Letters: Gun safety laws needed

The Uvalde tragedy where 19 schoolchildren and two teachers were killed by a deranged 18-year-old male using two Daniel assault rifles he purchased legally, and the 26 similar tragedies before including Sandy Hook Elementary School, call for urgently adopting gun safety laws.

To be blunt, politicians oppose gun control to kiss up to the NRA where they get much election campaign funding (that’s “blood money”) or because they fear it, acting against the public’s best interests. They need to find the courage to do what’s right, as Republicans did in 1994, and help ban the weapons that are killing more children in America than car accidents.

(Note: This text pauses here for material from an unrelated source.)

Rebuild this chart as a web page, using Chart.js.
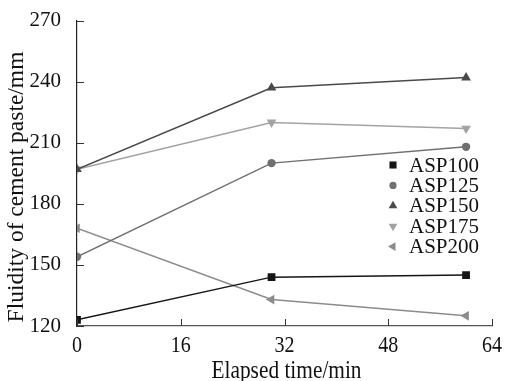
<!DOCTYPE html>
<html>
<head>
<meta charset="utf-8">
<script src="https://cdn.jsdelivr.net/npm/chart.js@4"></script>
<style>
  html, body { margin: 0; padding: 0; background: #fff; }
  #wrap { width: 505px; height: 381px; }
</style>
</head>
<body>
<div id="wrap"><canvas id="chart" width="505" height="381"></canvas></div>
<script>
/* ── DATA ─────────────────────────────────────────────── */
const times   = [0, 30, 60];
const asp100  = [123, 144, 145];
const asp125  = [154, 200, 208];
const asp150  = [197, 237, 242];
const asp175  = [197, 220, 217];
const asp200  = [168, 133, 125];
const xTicks  = [0, 16, 32, 48, 64];
const yTicks  = [120, 150, 180, 210, 240, 270];
const xTitle  = 'Elapsed time/min';
const yTitle  = 'Fluidity of cement paste/mm';

const FONT = "'Liberation Serif', 'DejaVu Serif', serif";

function series(label, values, color, style, rotation, radius) {
  return {
    label,
    data: times.map((t, i) => ({ x: t, y: values[i] })),
    borderColor: color,
    backgroundColor: color,
    borderWidth: 1.5,
    pointStyle: style,
    pointRotation: rotation,
    pointRadius: radius,
    pointBorderWidth: 0,
    tension: 0,
  };
}

/* inward tick marks + x labels + axis titles, placed from the library's scales */
const axisDecor = {
  id: 'axisDecor',
  afterDraw(chart) {
    const { ctx, scales: { x, y }, chartArea } = chart;
    ctx.save();
    ctx.strokeStyle = '#333';
    ctx.lineWidth = 1;
    xTicks.forEach(v => {
      const px = Math.round(x.getPixelForValue(v)) + 0.5;
      ctx.beginPath();
      ctx.moveTo(px, chartArea.bottom);
      ctx.lineTo(px, chartArea.bottom - 7);
      ctx.stroke();
    });
    yTicks.forEach(v => {
      const py = Math.round(y.getPixelForValue(v)) + 0.5;
      ctx.beginPath();
      ctx.moveTo(chartArea.left, py);
      ctx.lineTo(chartArea.left + 7, py);
      ctx.stroke();
    });

    ctx.fillStyle = '#111';
    ctx.textAlign = 'center';
    ctx.textBaseline = 'alphabetic';

    /* x tick labels, a bit taller than wide like the original */
    ctx.font = '20px ' + FONT;
    xTicks.forEach(v => {
      const px = x.getPixelForValue(v);
      ctx.save();
      ctx.translate(px, chartArea.bottom + 26);
      ctx.scale(1, 1.2);
      ctx.fillText(String(v), 0, 0);
      ctx.restore();
    });

    /* x title */
    ctx.save();
    ctx.translate((chartArea.left + chartArea.right) / 2 + 2, 377.5);
    ctx.scale(0.89, 1.04);
    ctx.font = '24px ' + FONT;
    ctx.fillText(xTitle, 0, 0);
    ctx.restore();

    /* y title */
    ctx.save();
    ctx.translate(23, 187);
    ctx.rotate(-Math.PI / 2);
    ctx.font = '23.5px ' + FONT;
    ctx.fillText(yTitle, 0, 0);
    ctx.restore();

    ctx.restore();
  }
};

/* legend sitting inside the plot */
const innerLegend = {
  id: 'innerLegend',
  afterDraw(chart) {
    const { ctx } = chart;
    ctx.save();
    ctx.font = '21px ' + FONT;
    ctx.textBaseline = 'middle';
    chart.data.datasets.forEach((ds, i) => {
      const y = 165 + i * 20.4;
      ctx.fillStyle = ds.backgroundColor;
      Chart.helpers.drawPoint(ctx, {
        pointStyle: ds.pointStyle,
        rotation: ds.pointRotation,
        radius: ds.pointStyle === 'circle' ? 3.6 : (ds.pointStyle === 'rect' ? 5 : 5),
        borderWidth: 0,
      }, 393, y);
      ctx.fillStyle = '#111';
      ctx.fillText(ds.label, 409, y + 1);
    });
    ctx.restore();
  }
};

new Chart(document.getElementById('chart'), {
  type: 'line',
  data: {
    datasets: [
      series('ASP100', asp100, '#151515', 'rect',     0,   5.5),
      series('ASP125', asp125, '#707070', 'circle',   0,   4.2),
      series('ASP150', asp150, '#4a4a4a', 'triangle', 0,   5.6),
      series('ASP175', asp175, '#a3a3a3', 'triangle', 180, 5.6),
      series('ASP200', asp200, '#8c8c8c', 'triangle', 270, 5.6),
    ]
  },
  options: {
    responsive: false,
    animation: false,
    layout: { padding: { top: 17, right: 13, left: 0, bottom: 0 } },
    plugins: { legend: { display: false }, tooltip: { enabled: false } },
    scales: {
      x: {
        type: 'linear',
        min: 0, max: 64,
        afterBuildTicks: s => { s.ticks = xTicks.map(v => ({ value: v })); },
        afterFit: s => { s.height = 55; },
        grid: { display: false },
        border: { display: true, color: '#555', width: 1.2 },
        ticks: { display: false },
        title: { display: false }
      },
      y: {
        min: 120, max: 270,
        afterBuildTicks: s => { s.ticks = yTicks.map(v => ({ value: v })); },
        afterFit: s => { s.width = 77; },
        grid: { display: false },
        border: { display: true, color: '#222', width: 1.2 },
        ticks: { color: '#111', padding: 8, font: { family: FONT, size: 21 } },
        title: { display: false }
      }
    }
  },
  plugins: [axisDecor, innerLegend]
});
</script>
</body>
</html>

How is this problem solved? Certainly not by bringing more guns into it, which clearly adds fuel to the fire. And not with policies catering to the NRA (“hardening schools,” “arm law-abiding citizens”), or by inciting misinformation (“take guns away from my cold dead hands”). The proper solution should promote public safety and protect individual rights. Opposing sensible gun control laws is wrong, mistakenly claiming they do not work. For example, killings using assault weapons skyrocketed after the federal ban on assault weapons expired in 2004. That ban should be reinstated. At the least, minimum age to legally purchase an assault weapon should be raised to 21 years, as is for handguns, and universal background checks required.

Raul Field Escandon

Houston

Support

by default

The assault weapon is now equated with mass shootings. Some lawmakers insist assault weapons are protected by the Second Amendment. Therefore, by default they support mass shootings.

Failure to regulate assault weapons keeps mass shootings alive. It is blaringly obvious that assault weapons are the primary instruments of mass shootings, so why aren’t they taken out of the equation?

By inaction, these legislators support mass shootings.

People will continue to elect lawmakers who support the Second Amendment not realizing they are by default supporting mass shootings. By electing Second Amendment candidates (by default mass shooting candidates), you play a role in supporting mass shooting.

Candidates don’t just come out and say they are for mass shootings, but their actions and defense of the Second Amendment in mass shootings tell you they support mass shootings consciously or unconsciously.

Now, when I hear a candidate supporting the Second Amendment I understand they are supporting the shooting of innocent men, women and children unless by their actions they indicate otherwise.

Are you supporting mass shootings by keeping these legislators in office?

Richard T. Grant

Brownsville

Creating

a burden

Mrs. Imelda Coronado states that we the people of Texas should not educate immigrants.

The problem with this closed-minded way of thinking is what happens when these children eventually become legal citizens. What she proposing is that when these children grow, we have uneducated people who have to rely on government help all their lives instead of being educated so they can have a chance in life so they won’t become a burden on the taxpayers.

I used to think this many years ago. But I’ve had the privilege of working with a lot of illegals in time and I have to say that they are very hard-working people.

Believe me, Mrs. Coronado, the majority of them didn’t come here to commit any crimes.